Çevirmen Altan Sezgintüredi (ki kendisi aynı zamanda yazardır, hem bütün çevirmenler zaten biraz da yazar değil midir?), Dağdaki Vaaz için not eklemiş: “Hz. İsa’nın öğretisinin temellerini verdiği vaaz. Matta İncilinin 5,6 ve 7. Bölümlerinde yer alır.”
Tanrı’nın üç uzun ve çok satan kitabını (aslında iki demek daha doğru) okudum ve fakat bunlar öyle kitaplar ki, hafız da olmadığıma göre, ezberlemiş değilim. Nedir, ara ara açıp okuduğum doğrudur. Özellikle bazı bölümleri döner döner okurum… Vonnegut’un konuşmasında adı geçince, açtım Matta’yı ve ilgili bölümleri okudum. İnancınız (ya da inançsızlığınız) nasıl olursa olsun, İsa’nın bu vaazından etkilenmemek ne mümkün!
Elimde olsa bu üç bölümün tümünü buraya alırdım ama yerimiz dar. Sadece şu kısmı birlikte okuyalım derim, hem bizim yukarıda bahsini açtığımız abilik kardeşlik ilişkisine de dokunuyor ucu: “Atalarımıza, `Adam öldürme. Öldüren, yargılanmayı hak edecek’ denildiğini duydunuz. Ama ben size diyorum ki, kardeşine karşı öfkelenen her kişi yargılanmayı hak edecek. Kim kardeşine aşağılayıcı bir söz söylerse, Yüksek Kurul’un yargısını hak edecek. Kim kardeşine ahmak derse, cehennem ateşini hak edecek. Bu yüzden, adağını sunağa getirdiğinde, orada kardeşinin sana karşı bir şikâyeti olduğunu hatırlarsan, adağını orada, sunağın önünde bırak, git, önce kardeşinle barış; sonra gel, adağını sun.”
Şu kısım da müthiş:
“Başkasını yargılamayın ki, siz de yargılanmayasınız. Başkasını nasıl yargılarsanız, siz de aynı yoldan yargılanacaksınız. Hangi ölçekle ölçerseniz, size de aynı ölçek uygulanacak. Sen neden kardeşinin gözündeki çöpü görürsün de kendi gözündeki merteği fark etmezsin? Senin gözünde mertek varken nasıl olur da kardeşine, `İzin ver de gözündeki çöpü çıkarayım’ dersin? Seni ikiyüzlü! Önce kendi gözündeki merteği çıkar, o zaman kardeşinin gözündeki çöpü çıkarmak için daha iyi görürsün.”

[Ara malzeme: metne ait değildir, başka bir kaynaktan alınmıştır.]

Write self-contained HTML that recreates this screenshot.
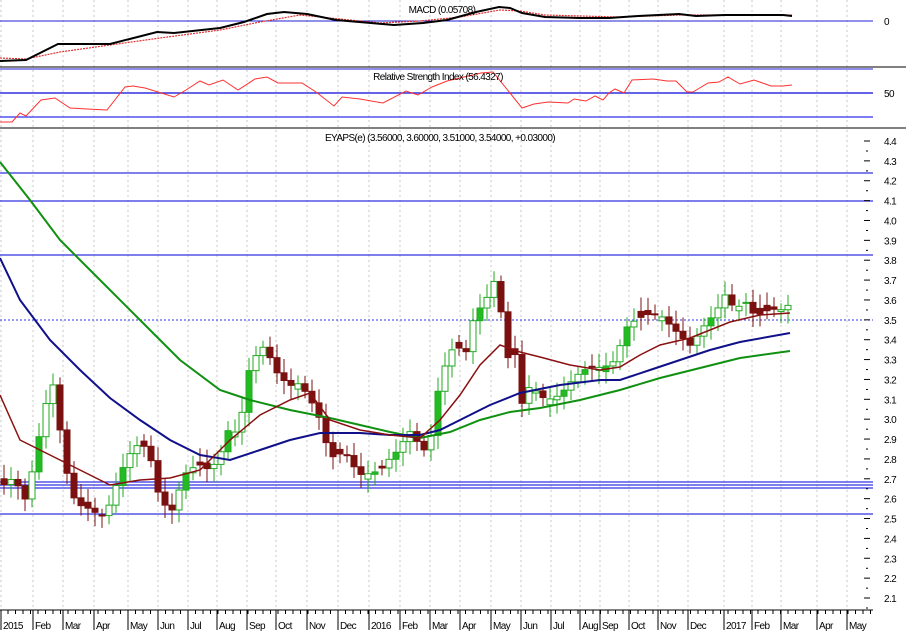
<!DOCTYPE html>
<html><head><meta charset="utf-8"><style>
html,body{margin:0;padding:0;background:#fff}
svg{display:block;font-family:"Liberation Sans",sans-serif}
text{letter-spacing:-0.6px}
</style></head><body>
<svg id="s" width="906" height="633" viewBox="0 0 906 633" xmlns="http://www.w3.org/2000/svg">
<rect width="906" height="633" fill="#fff"/>
<g id="grid"></g>
<line x1="0" y1="67" x2="906" y2="67" stroke="#000" stroke-width="1"/>
<line x1="0" y1="128" x2="906" y2="128" stroke="#000" stroke-width="1"/>
<!-- MACD -->
<line x1="0" y1="21" x2="873" y2="21" stroke="#2020d0" stroke-width="1"/>
<polyline fill="none" stroke="#e03030" stroke-width="1.2" stroke-dasharray="2,1" points="0,58 26,59 60,52 110,45 160,38 220,30 260,22 300,15 340,19 380,23 420,21 460,17 500,10 520,11 545,15 580,16 620,17 680,15 792,15"/>
<polyline fill="none" stroke="#000" stroke-width="2" points="0,61 26,60 58,44 70,44 110,44 157,32 174,33 220,28 244,22 267,14 284,12 307,14 336,20 371,23 394,25 423,23 447,20 476,12 499,7 510,8 522,13 545,17 580,18 609,18 638,16 679,14 696,16 725,15 783,15 792,16"/>
<text x="442" y="13" font-size="10" text-anchor="middle" fill="#000">MACD (0.05708)</text>
<text x="884" y="25" font-size="10" fill="#000">0</text>
<!-- RSI -->
<line x1="0" y1="69" x2="873" y2="69" stroke="#2020d0"/>
<line x1="0" y1="93" x2="873" y2="93" stroke="#3030e0" stroke-width="1.5"/>
<line x1="0" y1="117" x2="873" y2="117" stroke="#5050f0" stroke-width="1.5"/>
<polyline fill="none" stroke="#ff3030" stroke-width="1" points="0,122 12,122 20,113 26,116 41,100 55,98 70,108 87,109 107,110 125,87 133,86 145,88 174,97 186,90 200,81 209,85 223,80 238,90 255,79 267,77 278,83 302,83 316,92 334,106 342,97 360,99 383,103 406,91 418,95 432,87 447,81 464,77 481,73 493,72 510,93 522,108 534,104 548,102 568,103 574,99 586,101 595,96 603,100 609,93 615,89 624,93 632,80 653,79 667,81 676,81 687,92 693,92 708,83 719,82 728,77 740,84 754,80 771,86 783,86 792,85"/>
<text x="438" y="80" font-size="10" text-anchor="middle" fill="#000">Relative Strength Index (56.4327)</text>
<text x="884" y="97" font-size="10" fill="#000">50</text>
<!-- main -->
<text x="440" y="141" font-size="10" text-anchor="middle" fill="#000">EYAPS(e) (3.56000, 3.60000, 3.51000, 3.54000, +0.03000)</text>
<g id="hl"></g>
<g id="candles"></g>
<polyline fill="none" stroke="#109010" stroke-width="2" points="0,162 30,200 60,240 100,280 140,320 180,360 220,390 250,400 290,410 330,418 360,425 390,432 420,438 450,432 480,420 510,412 540,408 580,400 620,390 660,378 700,368 740,358 790,351"/>
<polyline fill="none" stroke="#10108a" stroke-width="2" points="0,258 20,300 50,340 80,370 110,398 140,420 170,440 200,455 230,460 260,450 290,440 320,433 360,433 390,435 420,435 440,430 460,420 490,405 520,393 560,385 600,380 620,380 650,370 680,360 710,350 740,342 790,333"/>
<polyline fill="none" stroke="#8a1010" stroke-width="1.5" points="0,395 20,440 50,455 80,470 110,485 140,480 170,478 200,470 230,440 260,415 290,400 310,393 330,420 360,430 390,435 420,438 440,420 460,395 480,365 500,345 520,352 540,357 570,365 600,370 620,367 640,355 660,345 690,338 710,330 730,322 760,315 790,313"/>
<g id="axis"></g>
</svg>
<script>
const NS="http://www.w3.org/2000/svg";
function el(p,t,a,txt){const e=document.createElementNS(NS,t);for(const k in a)e.setAttribute(k,a[k]);if(txt!==undefined)e.textContent=txt;p.appendChild(e);return e;}
const Y=p=>141+(4.4-p)*198.7;
const grid=document.getElementById('grid'),axis=document.getElementById('axis'),hl=document.getElementById('hl'),cg=document.getElementById('candles');
const months=[[1,"2015"],[33,"Feb"],[63,"Mar"],[94,"Apr"],[128,"May"],[158,"Jun"],[188,"Jul"],[217,"Aug"],[247,"Sep"],[276,"Oct"],[307,"Nov"],[338,"Dec"],[369,"2016"],[400,"Feb"],[430,"Mar"],[460,"Apr"],[491,"May"],[521,"Jun"],[551,"Jul"],[580,"Aug"],[600,"Sep"],[629,"Oct"],[658,"Nov"],[688,"Dec"],[724,"2017"],[752,"Feb"],[781,"Mar"],[817,"Apr"],[847,"May"]];
months.forEach(([x,t])=>{el(grid,'line',{x1:x,y1:0,x2:x,y2:610,stroke:'#c8c8c8','stroke-dasharray':'2,3'});el(axis,'line',{x1:x,y1:610,x2:x,y2:630,stroke:'#000'});el(axis,'text',{x:x+2,y:629,'font-size':10,fill:'#000'},t);});
el(axis,'line',{x1:0,y1:610,x2:873,y2:610,stroke:'#000'});
for(let x=8;x<873;x+=7.5)el(axis,'line',{x1:x,y1:610,x2:x,y2:614,stroke:'#000'});
for(let i=0;i<=23;i++){const p=4.4-i*0.1,y=Y(p);el(axis,'line',{x1:864,y1:y,x2:870,y2:y,stroke:'#000'});el(axis,'line',{x1:866,y1:y+10,x2:868,y2:y+10,stroke:'#000'});el(axis,'text',{x:884,y:y+4,'font-size':10,fill:'#000'},p.toFixed(1));}
[173,201,255,482,485,488,514].forEach(y=>el(hl,'line',{x1:0,y1:y,x2:873,y2:y,stroke:'#3030e0','stroke-width':1.2}));
el(hl,'line',{x1:0,y1:320,x2:873,y2:320,stroke:'#3030e0','stroke-dasharray':'2,2'});
const A=[[3,2.65],[14,2.72],[26,2.62],[38,2.9],[45,3.05],[52,3.18],[62,2.85],[70,2.62],[78,2.58],[90,2.58],[105,2.52],[112,2.6],[125,2.75],[135,2.85],[148,2.88],[160,2.62],[172,2.55],[185,2.7],[200,2.75],[210,2.75],[220,2.85],[230,3.0],[238,2.92],[250,3.25],[265,3.35],[275,3.25],[290,3.2],[300,3.2],[318,3.0],[330,2.78],[345,2.85],[360,2.75],[380,2.72],[395,2.8],[410,2.95],[420,2.9],[428,2.85],[440,3.2],[455,3.35],[465,3.3],[475,3.55],[483,3.6],[497,3.75],[506,3.3],[515,3.3],[522,3.05],[530,3.15],[545,3.12],[560,3.15],[575,3.2],[600,3.25],[612,3.3],[628,3.5],[645,3.5],[660,3.5],[680,3.45],[690,3.4],[705,3.47],[715,3.5],[725,3.6],[735,3.55],[745,3.62],[755,3.55],[770,3.55],[780,3.52],[790,3.55]];
function interp(x){for(let i=0;i<A.length-1;i++){if(x>=A[i][0]&&x<=A[i+1][0]){const t=(x-A[i][0])/(A[i+1][0]-A[i][0]);return A[i][1]+t*(A[i+1][1]-A[i][1]);}}return A[A.length-1][1];}
let prev=2.7;
for(let x=4;x<=790;x+=7){
 const c=interp(x)+0.03*Math.sin(x*1.7);
 let o=prev; if(Math.abs(o-c)<0.02)o=c+0.03*Math.cos(x);
 const hi=Math.max(o,c)+0.03+0.04*Math.abs(Math.sin(x*0.37)),lo=Math.min(o,c)-0.03-0.04*Math.abs(Math.cos(x*0.53));
 const up=c>=o,col=up?'#22aa22':'#7a1010';
 el(cg,'line',{x1:x,y1:Y(hi),x2:x,y2:Y(lo),stroke:col});
 const yt=Y(Math.max(o,c)),yb=Y(Math.min(o,c));
 el(cg,'rect',{x:x-3,y:yt,width:6,height:Math.max(1,yb-yt),fill:up?((x%3==0)?'#22bb22':'#fff'):col,stroke:col,'stroke-width':1});
 prev=c;
}
</script>
</body></html>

Şahsen ben ne tanrı ne efendi şiarını benimserim ama yine de İsa’nın şu sözleri de müthiş değil mi: “Hiç kimse iki efendiye kulluk edemez. Ya birinden nefret edip öbürünü sever ya da birine bağlanıp öbürünü hor görür. Siz hem Tanrı’ya, hem de paraya kulluk edemezsiniz.”
Bugün bu ikisini de yapanlara Muhafazakar Demokrat filan denmiyor mu? Galiba öyle. Neyse ne, ben peygamberleri (resulleri, nebileri, yalvaçları), baskın olan dini gelenekler içindeki halleriyle, konumlarıyla değil de salt metin içindeki duruşlarıyla seviyorum. Gelenek her daim yolunu şaşırabilir (belki de hep ama hep yanlış yollarda geziniyordur) ama metin şaşmaz.
Ne diyelim: Yetiş yardımımıza ey Hazreti İsa!